Thales Australia's Technical Director - Avionics, Philip Swadling and Director Australian Industry Capability, Sharon Tuminello, recently attended a Clontarf Foundation event at Brisbane Parliament House to celebrate the not-for-profit organisation's journey in Queensland. It's been two years since Thales first partnered with the Clontarf Foundation to support their mission of improving the education, discipline, life skills, self-esteem and employment prospects of young Aboriginal and Torres Strait Islander men.
Thales has signed a further two-year partnership with the Clontarf Foundation and was joined at the event by their other industry partners - including Boeing, BHP, Australian League Commissions, Brisbane Lions and many others.
‘From little things, big things grow’ is the title of a well-known song by Australian singer and songwriter Paul Kelly. However, it’s also the motto for the Clontarf Foundation, an organisation established in 2000 in Perth, with the aim of encouraging Aboriginal & Torres Strait Islander boys to finish high school and find their way into meaningful careers.
The foundation launched in Queensland in 2015, and by 2021 had grown to support 2,652 boys in 24 schools. The foundation has very strong support from the Queensland government, and this was evident at the event in a number of ways; the guest list included no less than 18 MPs out of the 93 seat Queensland Parliament, the Master of Ceremonies was the Speaker, Clive Pitt, and the event itself was held in the Premier’s and Speaker’s Rooms in Parliament House.
However, the most honourable guests by far were the boys involved in the Clontarf program, past and present, and the Clontarf staff, including founder and CEO Gerard Neesham OAM. Phil and Sharon had the pleasure of having Year 12 student Tanu at their table. Supported by Clontarf and his loving family, he is driven, focused and confident. Although he was on crutches from a football league injury, it was evident this young man is destined for success. When asked on what he might do after his HSC, he said “I will see how I get through with injury and where footy takes me, but I’m keeping my studies up as I would like to do something maybe in science or law.” Tanu’s journey with Clontarf was one of many shared with guests at the event.
Real success stories from Clontarf alumni
On the night, guests heard from four Clontarf Alumni young men about their journey and experiences during and post graduating from high school. Their stories were authentic and inspiring, including one from a young boy who used to turn up to school less than 50 per cent of the time. When he was at school he sat in the back corner of the classroom under his hoodie, and was unable to look people in the eye. After joining the Clontarf program, his attendance jumped to 99 per cent, he graduated high school and had the confidence to present to a room of 200 guest in Parliament House. He mentioned the strength of the bonds engendered by the Clontarf program, and how it gives these boys the drive to be the best person they can be.

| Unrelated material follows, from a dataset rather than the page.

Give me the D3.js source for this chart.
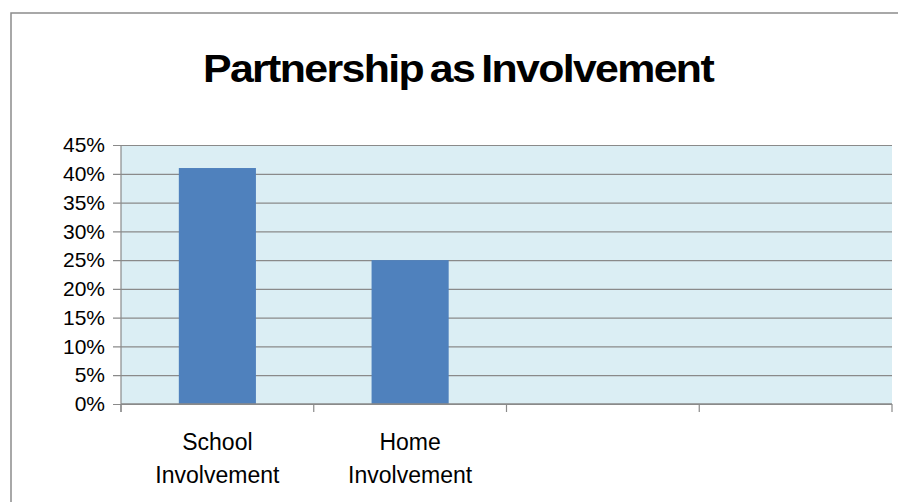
<!DOCTYPE html>
<html>
<head>
<meta charset="utf-8">
<script src="https://cdn.jsdelivr.net/npm/d3@7"></script>
<style>
  html, body { margin: 0; padding: 0; background: #fff; }
  svg { display: block; font-family: "Liberation Sans", Arial, sans-serif; }
</style>
</head>
<body>
<div id="chart"></div>
<script>
const title = "Partnership as Involvement";
const categories = ["School Involvement", "Home Involvement", "cat3", "cat4"];
const categoryLines = [["School", "Involvement"], ["Home", "Involvement"], [], []];
const values = [0.41, 0.25, null, null];
const yTickValues = [0, 0.05, 0.1, 0.15, 0.2, 0.25, 0.3, 0.35, 0.4, 0.45];

const width = 898;
const height = 502;
const margin = { top: 145, right: 6, bottom: 98, left: 121 };

const svg = d3.select("#chart")
  .append("svg")
  .attr("width", width)
  .attr("height", height);

// outer frame
svg.append("rect")
  .attr("x", 11)
  .attr("y", 13)
  .attr("width", width + 10)
  .attr("height", height + 10)
  .attr("fill", "#fff")
  .attr("stroke", "#8c8c8c")
  .attr("stroke-width", 1.5);

const xScale = d3.scaleBand()
  .domain(categories)
  .range([margin.left, width - margin.right])
  .paddingInner(0.6)
  .paddingOuter(0.3);

const yScale = d3.scaleLinear()
  .domain([0, 0.45])
  .range([height - margin.bottom, margin.top]);

const plotBottom = height - margin.bottom;
const plotRight = width - margin.right;
const step = xScale.step();
const bandStart = (c) => xScale(c) - xScale.paddingInner() * step / 2;

// plot background
svg.append("rect")
  .attr("x", margin.left)
  .attr("y", margin.top)
  .attr("width", plotRight - margin.left)
  .attr("height", plotBottom - margin.top)
  .attr("fill", "#dbeef4");

// gridlines + y axis
const yAxis = d3.axisLeft(yScale)
  .tickValues(yTickValues)
  .tickFormat(d3.format(".0%"))
  .tickSize(-(plotRight - margin.left))
  .tickPadding(0);

const yG = svg.append("g")
  .attr("transform", `translate(${margin.left},0)`)
  .call(yAxis);
yG.select(".domain").remove();
yG.selectAll(".tick line")
  .attr("x1", -8)
  .attr("stroke", "#8a8a8a")
  .attr("stroke-width", 1.2);
yG.selectAll(".tick text")
  .attr("x", -16)
  .attr("font-size", 21)
  .attr("font-family", "\"Liberation Sans\", Arial, sans-serif")
  .attr("fill", "#000");

svg.append("line")
  .attr("x1", margin.left)
  .attr("x2", margin.left)
  .attr("y1", margin.top)
  .attr("y2", plotBottom + 8)
  .attr("stroke", "#8a8a8a")
  .attr("stroke-width", 1.2);

// bars
svg.append("g")
  .selectAll("rect")
  .data(categories.map((c, i) => ({ c, v: values[i] })).filter((d) => d.v != null))
  .join("rect")
  .attr("x", (d) => xScale(d.c))
  .attr("y", (d) => yScale(d.v))
  .attr("width", xScale.bandwidth())
  .attr("height", (d) => plotBottom - yScale(d.v))
  .attr("fill", "#4f81bd");

// x axis
svg.append("line")
  .attr("x1", margin.left)
  .attr("x2", plotRight)
  .attr("y1", plotBottom)
  .attr("y2", plotBottom)
  .attr("stroke", "#8a8a8a")
  .attr("stroke-width", 1.5);

const tickXs = categories.map(bandStart).concat([plotRight]);
svg.append("g")
  .selectAll("line")
  .data(tickXs)
  .join("line")
  .attr("x1", (d) => d)
  .attr("x2", (d) => d)
  .attr("y1", plotBottom)
  .attr("y2", plotBottom + 8)
  .attr("stroke", "#8a8a8a")
  .attr("stroke-width", 1.2);

const labelG = svg.append("g");
categories.forEach((c, i) => {
  const t = labelG.append("text")
    .attr("x", xScale(c) + xScale.bandwidth() / 2)
    .attr("y", 450)
    .attr("text-anchor", "middle")
    .attr("font-size", 23)
    .attr("fill", "#000");
  categoryLines[i].forEach((line, j) => {
    t.append("tspan")
      .attr("x", xScale(c) + xScale.bandwidth() / 2)
      .attr("dy", j === 0 ? 0 : 33)
      .text(line);
  });
});

// title
svg.append("text")
  .attr("x", 458)
  .attr("y", 82)
  .attr("text-anchor", "middle")
  .attr("font-size", 39)
  .attr("font-weight", "bold")
  .attr("letter-spacing", -1.5)
  .attr("word-spacing", -3)
  .attr("textLength", 510)
  .attr("lengthAdjust", "spacingAndGlyphs")
  .attr("fill", "#000")
  .text(title);
</script>
</body>
</html>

A couple of the parents also shared their stories of the Clontarf program’s positive impact to their families – there were some very emotional moments!
The closing statement and thanks to industry supporters came from a 12-year-old student, who took to the podium and delivered a sincere and confident acknowledgement of the difference it has made to so many young Aboriginal and Torres Strait Islander boys. The dinner event concluded with a tour of Parliament House.
Thales’ positive contribution
Sharon and Phil had the opportunity to meet a Clontarf Employment Officer from Cairns who had recently accompanied a group of Clontarf students on a visit to the Thales facility at Eagle Farm. He recalled the group’s amazement on seeing the workshop areas and their excitement at being able to sit in a Bushmaster. This was one of many visits hosted by Thales; with our Garden Island, Myambat and West Leederville sites all welcoming Clontarf students to our facilities in recent times.
Visits like this are an importance element of industry support – showing Clontarf students the careers options that are available, and then following up by providing work experience opportunities and apprenticeships gives students a reason to continue their studies when many would otherwise drop out before graduating.
While walking back to our hotel, we thanked the Clontarf representative for the evening, to which they responded “thank you for your support, you are one of our villagers!” – it was a proud moment to see how Thales is contributing to making a difference."